Cell culture and stimulations

Primary cells were cultured in complete RPMI 1640 with 10% fetal calf serum, 1% glutamax, 1% non-essential amino acids, 1% sodium pyruvate, and 1% kanamycin sulfate (Gibco-Invitrogen, Carlsbad, CA). Sorted pDCs were stimulated overnight with CpGA 2216 (6 μg ml−1, InvivoGen, San Diego, CA), murine cytomegalovirus (multiplicity of infection 10:1), CpGB 1826 (6 μg ml−1, InvivoGen), or Imiquimod (6 μM, InvivoGen). For apoptosis studies, BM and spleen pDCs were incubated with medium alone or with 10−6 M methylprednisolone for 24 h.
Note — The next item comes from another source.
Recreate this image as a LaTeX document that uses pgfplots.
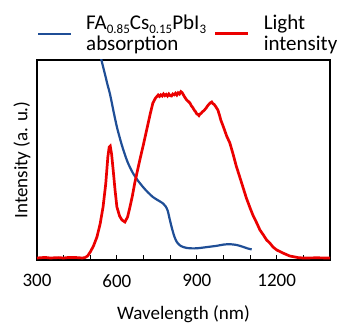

Apoptosis was assessed by Annexin-V and 7-aminoactinomycin D staining. Proliferative capacity was measured by Ki67 staining.

Enzyme-linked immunosorbent assay and cytometric bead array

Serum samples from mice were collected and stored at −20 °C until analysis. Interleukin-6, CCL2, CCL3, CCL4, and CCL5 were measured by cytometric bead array (BD Biosciences). CCL25 and IFN-α levels were measured by enzyme-linked immunosorbent assay (Sigma-Aldrich and PBL Assay Science, Piscataway, NJ).

Statistical analysis

The statistical significance of differences in mean values was analyzed with unpaired, two-tailed Student’s t-test. P-values <0.05 were considered statistically significant.